_To be done_
Restate, exactly and without pictures, the lines from the start of the listing below through the line holding "var phaseU = [-1, -1, -1, -1, -1];".

_Data extract_
────────────────────────────────────────
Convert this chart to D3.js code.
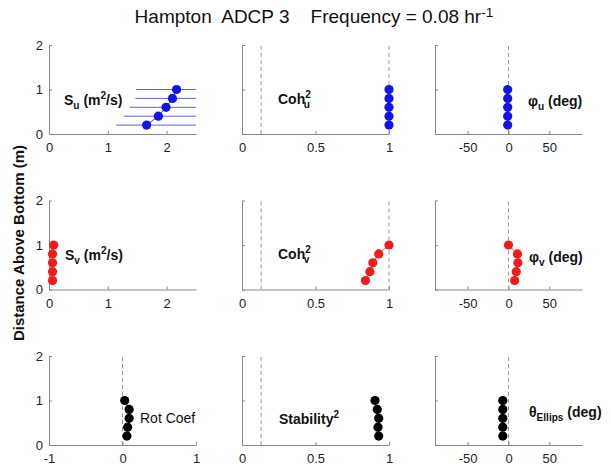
<!DOCTYPE html>
<html>
<head>
<meta charset="utf-8">
<script src="https://cdn.jsdelivr.net/npm/d3@7"></script>
<style>
  body { margin: 0; background: #fff; }
  text { font-family: "Liberation Sans", Arial, Helvetica, sans-serif; white-space: pre; }
</style>
</head>
<body>
<div id="chart"></div>
<script>
// depth of the five bins (m above bottom)
var heights = [1.0, 0.8, 0.6, 0.4, 0.2];

// top row, u component
var suVals = [2.17, 2.10, 1.99, 1.86, 1.66];
var suLower = [1.48, 1.47, 1.37, 1.27, 1.14];
var suUpper = [3.1, 3.0, 2.9, 2.7, 2.6];
var cohU = [1.0, 1.0, 1.0, 1.0, 1.0];
var phaseU = [-1, -1, -1, -1, -1];

// middle row, v component
var svVals = [0.08, 0.06, 0.06, 0.06, 0.06];
var cohV = [1.0, 0.93, 0.89, 0.87, 0.84];
var phaseV = [0, 11, 11.5, 9.5, 7.5];

// bottom row, ellipse stuff
var rotCoef = [0.03, 0.09, 0.09, 0.07, 0.06];
var stability = [0.905, 0.92, 0.93, 0.925, 0.93];
var ellipsAngle = [-7, -7, -7, -7, -7];

var cohSig = 0.13;
var heightTicks = [0, 1, 2];
var specTicks = [0, 1, 2];
var cohTicks = [0, 0.5, 1];
var degTicks = [-50, 0, 50];
var rotTicks = [-1, 0, 1];

var W = 611, H = 465;
var colX = [49, 242, 435], pw = 147;
var rowY = [45, 200.5, 356], ph = 89;

var blue = "#1414e6", red = "#ee1c1c", black = "#000";

var panels = [
  {r: 0, c: 0, dom: [0, 2.5], ticks: specTicks, vals: suVals, col: blue, lo: suLower, hi: suUpper, dashes: [],
   lab: {x: 64, y: 105, bold: true, segs: [{t: "S"}, {t: "u", sub: 1}, {t: " (m"}, {t: "2", sup: 1}, {t: "/s)"}]}},
  {r: 0, c: 1, dom: [0, 1], ticks: cohTicks, vals: cohU, col: blue, dashes: [cohSig, 1],
   lab: {x: 278, y: 104, bold: true, segs: [{t: "Coh"}, {t: "2", sup: 1}, {t: "u", sub: 1, back: 1}]}},
  {r: 0, c: 2, dom: [-90, 90], ticks: degTicks, vals: phaseU, col: blue, dashes: [0],
   lab: {x: 528, y: 106, bold: true, segs: [{t: "φ"}, {t: "u", sub: 1}, {t: " (deg)"}]}},
  {r: 1, c: 0, dom: [0, 2.5], ticks: specTicks, vals: svVals, col: red, dashes: [],
   lab: {x: 65, y: 260, bold: true, segs: [{t: "S"}, {t: "v", sub: 1}, {t: " (m"}, {t: "2", sup: 1}, {t: "/s)"}]}},
  {r: 1, c: 1, dom: [0, 1], ticks: cohTicks, vals: cohV, col: red, dashes: [cohSig, 1],
   lab: {x: 278, y: 259, bold: true, segs: [{t: "Coh"}, {t: "2", sup: 1}, {t: "v", sub: 1, back: 1}]}},
  {r: 1, c: 2, dom: [-90, 90], ticks: degTicks, vals: phaseV, col: red, dashes: [0],
   lab: {x: 529, y: 262, bold: true, segs: [{t: "φ"}, {t: "v", sub: 1}, {t: " (deg)"}]}},
  {r: 2, c: 0, dom: [-1, 1], ticks: rotTicks, vals: rotCoef, col: black, dashes: [0],
   lab: {x: 140, y: 423, bold: false, segs: [{t: "Rot Coef"}]}},
  {r: 2, c: 1, dom: [0, 1], ticks: cohTicks, vals: stability, col: black, dashes: [cohSig],
   lab: {x: 279, y: 424, bold: true, segs: [{t: "Stability"}, {t: "2", sup: 1}]}},
  {r: 2, c: 2, dom: [-90, 90], ticks: degTicks, vals: ellipsAngle, col: black, dashes: [0],
   lab: {x: 529, y: 417, bold: true, segs: [{t: "θ"}, {t: "Ellips", sub: 1}, {t: " (deg)"}]}}
];

var svg = d3.select("#chart").append("svg")
    .attr("width", W).attr("height", H);

// title
var title = svg.append("text")
    .attr("x", 314).attr("y", 23)
    .attr("text-anchor", "middle")
    .attr("font-size", 19)
    .attr("fill", "#111");
richText(title, [{t: "Hampton  ADCP 3    Frequency = 0.08 hr"}, {t: "-1", sup: 1}]);

// shared y label
svg.append("text")
    .attr("transform", "translate(24,243) rotate(-90)")
    .attr("text-anchor", "middle")
    .attr("font-size", 15)
    .attr("font-weight", "bold")
    .attr("fill", "#111")
    .text("Distance Above Bottom (m)");

function richText(sel, segs) {
    var shift = 0;
    segs.forEach(function(s) {
        var target = s.sub ? 4 : (s.sup ? -6 : 0);
        var ts = sel.append("tspan").attr("dy", target - shift).text(s.t);
        if (s.sub || s.sup) ts.attr("font-size", "0.72em");
        if (s.back) ts.attr("dx", -7);
        shift = target;
    });
}

var plain = function(d) { return String(d); };

panels.forEach(function(p, k) {
    var x0 = colX[p.c], y0 = rowY[p.r];
    var x = d3.scaleLinear().domain(p.dom).range([x0, x0 + pw]);
    var y = d3.scaleLinear().domain([0, 2]).range([y0 + ph, y0]);

    var g = svg.append("g");

    svg.append("clipPath").attr("id", "clip" + k)
      .append("rect").attr("x", x0).attr("y", y0 - 6).attr("width", pw).attr("height", ph + 12);

    // reference lines
    p.dashes.forEach(function(d) {
        g.append("line")
            .attr("x1", x(d)).attr("x2", x(d))
            .attr("y1", y(0)).attr("y2", y(2))
            .attr("stroke", "#999").attr("stroke-width", 1)
            .attr("stroke-dasharray", "4,3");
    });

    // axes
    var ax = g.append("g")
        .attr("transform", "translate(0," + y(0) + ")")
        .call(d3.axisBottom(x).tickValues(p.ticks).tickSizeInner(-3).tickSizeOuter(0).tickPadding(9)
              .tickFormat(plain));
    var ay = g.append("g")
        .attr("transform", "translate(" + x0 + ",0)")
        .call(d3.axisLeft(y).tickValues(heightTicks).tickSizeInner(-3).tickSizeOuter(0).tickPadding(6)
              .tickFormat(p.c == 0 ? plain : function() { return ""; }));
    [ax, ay].forEach(function(a) {
        a.select(".domain").attr("stroke", "#888");
        a.selectAll(".tick line").attr("stroke", "#888");
        a.selectAll(".tick text").attr("fill", "#222").attr("font-size", 13)
            .attr("font-family", "Liberation Sans, Arial, sans-serif");
    });

    var data = p.vals.map(function(v, i) { return {x: v, y: heights[i], i: i}; });

    // error bars (spectrum only)
    if (p.lo) {
        g.append("g").attr("clip-path", "url(#clip" + k + ")")
          .selectAll("line.err").data(data).enter().append("line")
            .attr("x1", function(d) { return x(p.lo[d.i]); })
            .attr("x2", function(d) { return x(p.hi[d.i]); })
            .attr("y1", function(d) { return y(d.y); })
            .attr("y2", function(d) { return y(d.y); })
            .attr("stroke", "#6464d2").attr("stroke-width", 1);
    }

    g.append("path").datum(data)
        .attr("fill", "none").attr("stroke", p.col).attr("stroke-width", 0.8)
        .attr("d", d3.line().x(function(d) { return x(d.x); }).y(function(d) { return y(d.y); }));

    g.selectAll("circle").data(data).enter().append("circle")
        .attr("cx", function(d) { return x(d.x); })
        .attr("cy", function(d) { return y(d.y); })
        .attr("r", 4.6)
        .attr("fill", p.col);

    var lt = svg.append("text")
        .attr("x", p.lab.x).attr("y", p.lab.y)
        .attr("font-size", 14)
        .attr("font-weight", p.lab.bold ? "bold" : "normal")
        .attr("fill", "#111");
    richText(lt, p.lab.segs);
});
</script>
</body>
</html>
────────────────────────────────────────
_The result_
Convert this chart to D3.js code.
<!DOCTYPE html>
<html>
<head>
<meta charset="utf-8">
<script src="https://cdn.jsdelivr.net/npm/d3@7"></script>
<style>
  body { margin: 0; background: #fff; }
  text { font-family: "Liberation Sans", Arial, Helvetica, sans-serif; white-space: pre; }
</style>
</head>
<body>
<div id="chart"></div>
<script>
// depth of the five bins (m above bottom)
var heights = [1.0, 0.8, 0.6, 0.4, 0.2];

// top row, u component
var suVals = [2.17, 2.10, 1.99, 1.86, 1.66];
var suLower = [1.48, 1.47, 1.37, 1.27, 1.14];
var suUpper = [3.1, 3.0, 2.9, 2.7, 2.6];
var cohU = [1.0, 1.0, 1.0, 1.0, 1.0];
var phaseU = [-1, -1, -1, -1, -1];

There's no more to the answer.